Member of Parliament, Rajya Sabha
- In office 10 April 2008 – 9 April 2020
- Succeeded by: Sumer Singh Solanki
- Constituency: Madhya Pradesh

President of Bharatiya Janata Party, Madhya Pradesh
- In office 8 May 2010 – 16 December 2012
- Preceded by: Narendra Singh Tomar
- Succeeded by: Narendra Singh Tomar

Personal details
- Born: 4 June 1957 Darbhanga, Bihar, India
- Died: 26 July 2024 (aged 67) Delhi, India
- Political party: Bharatiya Janata Party
- Spouse: Ranjana Jha ​(m. 1986)​
- Children: 2 sons
- Parents: Paneshwar Jha (father); Amarawati Devi (mother);
- Education: B.Sc, M.A. (Political Science), LL.B
- Alma mater: Maharani Laxmi Bai Govt. College of Excellence
- Profession: Journalist, writer, columnist, politician

= Prabhat Jha (politician) =

Indian politician (1957–2024)

Prabhat Jha (4 June 1957 – 26 July 2024) was an Indian politician. He had been a member of the Rajya Sabha from Madhya Pradesh state in India. He was the Madhya Pradesh Bharatiya Janata Party President in 2010 until December 2012. He was the National Vice President of the Bharatiya Janata Party.
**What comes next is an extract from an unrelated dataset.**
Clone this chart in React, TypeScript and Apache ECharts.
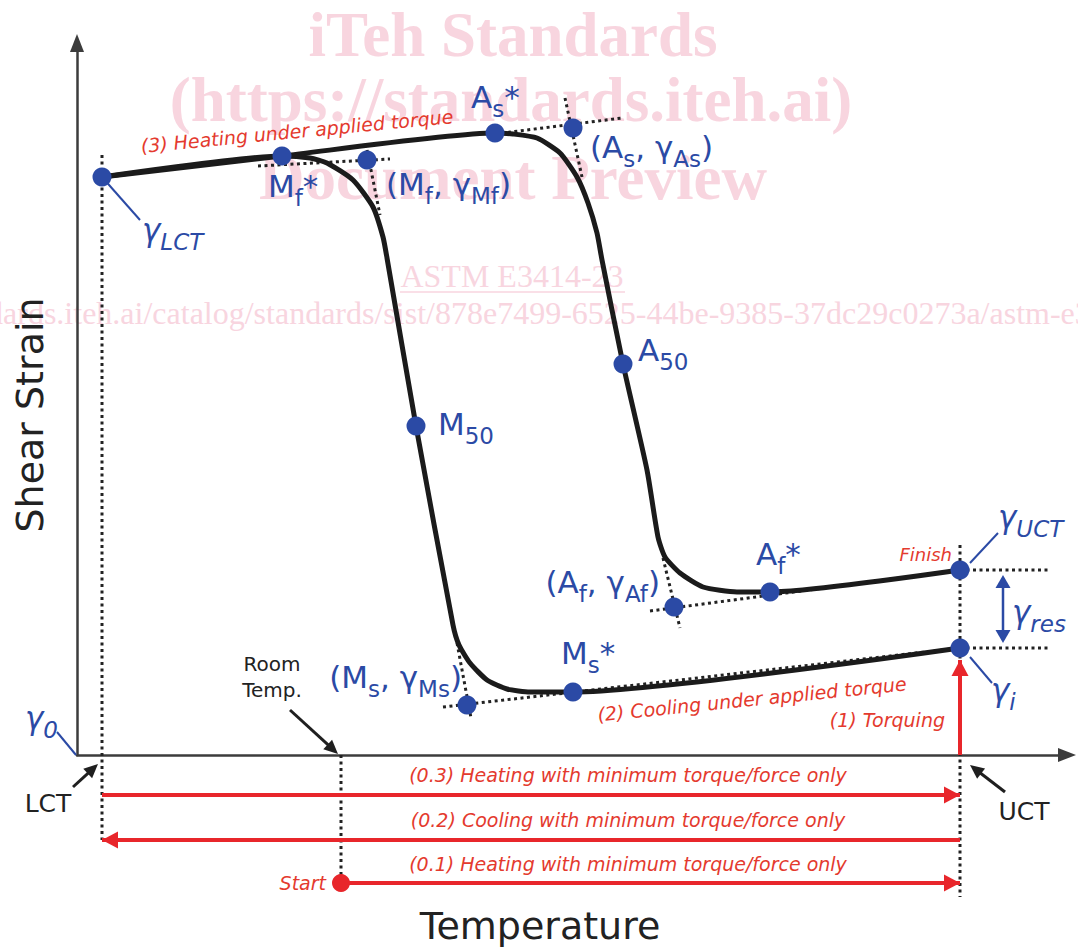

Jha was also editor of BJP mouthpiece Kamal Sandesh.

==Biography==
Jha was born in Hariharpur, Darbhanga district, Bihar. He did his schooling from Gwalior, Madhya Pradesh India. He was a journalist before entering politics.

Jha was married to Ranjana Jha and they had two sons. He died in Delhi on 26 July 2024, at the age of 67.